■ Written exercise
Wherever the string "that" appears, copy the whole line.

---------- Dataset content

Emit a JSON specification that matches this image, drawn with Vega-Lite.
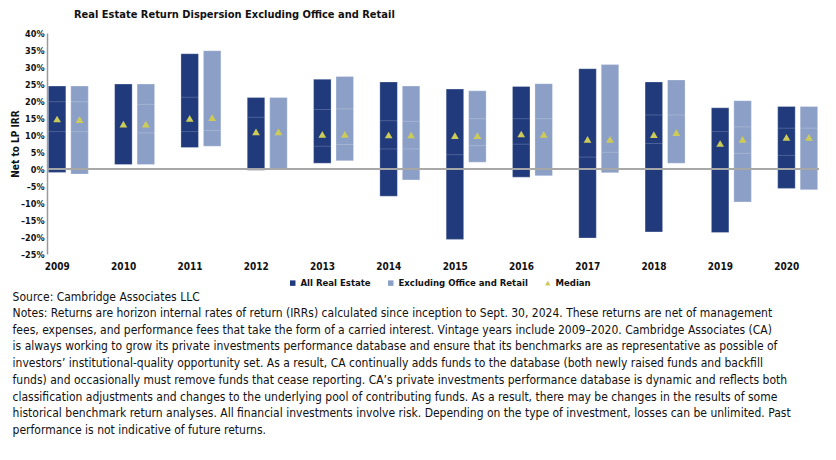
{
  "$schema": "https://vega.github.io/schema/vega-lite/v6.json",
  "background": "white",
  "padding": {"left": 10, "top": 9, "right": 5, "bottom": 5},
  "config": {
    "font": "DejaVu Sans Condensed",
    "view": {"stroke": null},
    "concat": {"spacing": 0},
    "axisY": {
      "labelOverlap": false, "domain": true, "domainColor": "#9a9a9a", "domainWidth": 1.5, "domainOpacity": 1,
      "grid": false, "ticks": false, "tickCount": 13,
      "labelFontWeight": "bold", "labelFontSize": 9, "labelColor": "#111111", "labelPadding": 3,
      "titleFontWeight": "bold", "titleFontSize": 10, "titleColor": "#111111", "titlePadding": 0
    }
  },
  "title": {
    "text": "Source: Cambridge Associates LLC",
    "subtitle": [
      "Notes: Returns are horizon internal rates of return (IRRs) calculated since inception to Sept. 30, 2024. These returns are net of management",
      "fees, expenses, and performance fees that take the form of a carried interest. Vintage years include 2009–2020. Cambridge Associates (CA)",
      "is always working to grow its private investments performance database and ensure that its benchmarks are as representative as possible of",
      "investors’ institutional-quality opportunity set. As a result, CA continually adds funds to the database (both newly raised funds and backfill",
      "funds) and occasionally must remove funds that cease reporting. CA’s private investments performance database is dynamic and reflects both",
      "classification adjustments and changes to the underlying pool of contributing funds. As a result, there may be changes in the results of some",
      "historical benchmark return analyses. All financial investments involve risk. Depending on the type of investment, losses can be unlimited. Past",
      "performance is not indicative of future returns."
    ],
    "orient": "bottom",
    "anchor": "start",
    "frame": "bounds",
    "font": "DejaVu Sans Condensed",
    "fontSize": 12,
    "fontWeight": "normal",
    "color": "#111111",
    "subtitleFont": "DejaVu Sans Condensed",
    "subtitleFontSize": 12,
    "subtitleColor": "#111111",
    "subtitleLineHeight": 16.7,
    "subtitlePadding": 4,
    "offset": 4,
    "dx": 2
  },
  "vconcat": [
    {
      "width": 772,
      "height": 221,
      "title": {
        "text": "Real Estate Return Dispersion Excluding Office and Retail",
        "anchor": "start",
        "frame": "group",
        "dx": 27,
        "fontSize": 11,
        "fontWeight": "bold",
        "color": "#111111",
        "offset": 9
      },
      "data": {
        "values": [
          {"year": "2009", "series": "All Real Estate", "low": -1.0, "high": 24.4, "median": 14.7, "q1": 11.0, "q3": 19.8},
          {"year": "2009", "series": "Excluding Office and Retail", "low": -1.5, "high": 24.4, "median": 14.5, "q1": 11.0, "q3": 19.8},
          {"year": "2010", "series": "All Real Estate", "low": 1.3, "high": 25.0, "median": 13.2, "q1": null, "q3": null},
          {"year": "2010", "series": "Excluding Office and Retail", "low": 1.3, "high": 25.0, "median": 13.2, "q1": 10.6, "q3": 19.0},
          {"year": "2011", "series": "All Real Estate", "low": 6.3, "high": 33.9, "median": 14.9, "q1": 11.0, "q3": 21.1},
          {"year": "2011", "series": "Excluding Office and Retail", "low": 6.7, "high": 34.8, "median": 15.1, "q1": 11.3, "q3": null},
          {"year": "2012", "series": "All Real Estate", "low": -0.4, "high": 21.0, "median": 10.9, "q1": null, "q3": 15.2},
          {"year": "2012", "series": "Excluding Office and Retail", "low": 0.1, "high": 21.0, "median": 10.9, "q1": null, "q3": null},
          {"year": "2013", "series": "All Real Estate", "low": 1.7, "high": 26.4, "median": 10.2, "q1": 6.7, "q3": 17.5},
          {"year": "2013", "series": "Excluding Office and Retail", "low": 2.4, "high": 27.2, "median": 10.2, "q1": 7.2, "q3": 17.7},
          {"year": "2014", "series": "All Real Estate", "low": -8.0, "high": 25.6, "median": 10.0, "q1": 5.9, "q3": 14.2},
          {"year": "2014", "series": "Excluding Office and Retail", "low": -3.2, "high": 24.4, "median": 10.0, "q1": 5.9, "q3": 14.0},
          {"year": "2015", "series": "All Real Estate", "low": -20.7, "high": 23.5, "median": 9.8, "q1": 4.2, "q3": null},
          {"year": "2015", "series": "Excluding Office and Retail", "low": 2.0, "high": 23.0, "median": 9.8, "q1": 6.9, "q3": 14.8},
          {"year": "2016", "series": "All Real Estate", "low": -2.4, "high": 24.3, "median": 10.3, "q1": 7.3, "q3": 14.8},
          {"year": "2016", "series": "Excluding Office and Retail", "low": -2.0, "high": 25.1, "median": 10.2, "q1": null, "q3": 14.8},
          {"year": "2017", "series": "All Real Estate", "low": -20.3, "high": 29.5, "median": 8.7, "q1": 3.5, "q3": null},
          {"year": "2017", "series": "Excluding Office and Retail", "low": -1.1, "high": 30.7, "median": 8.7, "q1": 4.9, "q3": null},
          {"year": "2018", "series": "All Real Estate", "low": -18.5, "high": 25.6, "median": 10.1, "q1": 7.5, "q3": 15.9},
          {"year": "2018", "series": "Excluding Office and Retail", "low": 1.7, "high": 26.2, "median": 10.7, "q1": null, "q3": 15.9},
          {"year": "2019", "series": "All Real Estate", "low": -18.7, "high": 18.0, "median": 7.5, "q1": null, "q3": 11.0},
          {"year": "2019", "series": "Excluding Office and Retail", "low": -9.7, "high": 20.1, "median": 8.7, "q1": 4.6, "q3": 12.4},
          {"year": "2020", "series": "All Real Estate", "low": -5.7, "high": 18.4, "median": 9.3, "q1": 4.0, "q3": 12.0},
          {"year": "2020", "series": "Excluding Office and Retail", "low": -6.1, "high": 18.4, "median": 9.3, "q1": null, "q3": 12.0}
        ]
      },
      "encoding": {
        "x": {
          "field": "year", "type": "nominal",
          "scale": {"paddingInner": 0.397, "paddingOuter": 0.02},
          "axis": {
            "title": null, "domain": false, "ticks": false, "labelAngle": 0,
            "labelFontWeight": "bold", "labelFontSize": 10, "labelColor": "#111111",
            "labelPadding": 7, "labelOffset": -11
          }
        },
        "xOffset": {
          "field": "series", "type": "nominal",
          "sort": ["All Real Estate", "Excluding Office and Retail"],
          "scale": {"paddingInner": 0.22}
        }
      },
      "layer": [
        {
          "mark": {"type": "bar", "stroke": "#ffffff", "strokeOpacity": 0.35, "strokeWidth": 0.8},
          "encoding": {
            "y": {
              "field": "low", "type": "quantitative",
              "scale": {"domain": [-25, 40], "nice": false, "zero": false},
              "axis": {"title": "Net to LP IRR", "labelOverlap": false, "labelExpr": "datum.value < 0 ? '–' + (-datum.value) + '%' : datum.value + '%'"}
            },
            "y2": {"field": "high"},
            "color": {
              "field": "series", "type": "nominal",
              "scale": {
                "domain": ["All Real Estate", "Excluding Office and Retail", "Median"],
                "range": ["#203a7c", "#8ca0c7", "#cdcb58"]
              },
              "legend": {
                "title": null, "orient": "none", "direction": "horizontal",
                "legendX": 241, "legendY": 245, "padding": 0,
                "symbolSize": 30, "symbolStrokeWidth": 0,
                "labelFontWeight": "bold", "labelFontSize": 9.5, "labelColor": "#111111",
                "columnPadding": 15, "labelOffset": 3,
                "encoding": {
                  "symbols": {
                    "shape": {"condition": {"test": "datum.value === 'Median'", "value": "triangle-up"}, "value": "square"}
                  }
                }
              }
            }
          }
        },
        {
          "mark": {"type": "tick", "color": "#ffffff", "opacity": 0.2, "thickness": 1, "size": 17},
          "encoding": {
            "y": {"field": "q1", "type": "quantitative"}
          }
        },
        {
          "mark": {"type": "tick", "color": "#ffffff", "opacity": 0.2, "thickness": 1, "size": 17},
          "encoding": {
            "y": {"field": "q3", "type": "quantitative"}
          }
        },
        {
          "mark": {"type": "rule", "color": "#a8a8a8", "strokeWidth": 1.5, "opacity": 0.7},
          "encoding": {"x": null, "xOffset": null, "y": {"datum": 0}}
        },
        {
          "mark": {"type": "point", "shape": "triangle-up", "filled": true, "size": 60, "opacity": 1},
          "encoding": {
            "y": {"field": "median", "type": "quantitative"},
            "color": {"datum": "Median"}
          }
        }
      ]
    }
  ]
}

--------------------

■ Output for this task
Emit a JSON specification that matches this image, drawn with Vega-Lite.
      "fees, expenses, and performance fees that take the form of a carried interest. Vintage years include 2009–2020. Cambridge Associates (CA)",
      "is always working to grow its private investments performance database and ensure that its benchmarks are as representative as possible of",
      "funds) and occasionally must remove funds that cease reporting. CA’s private investments performance database is dynamic and reflects both",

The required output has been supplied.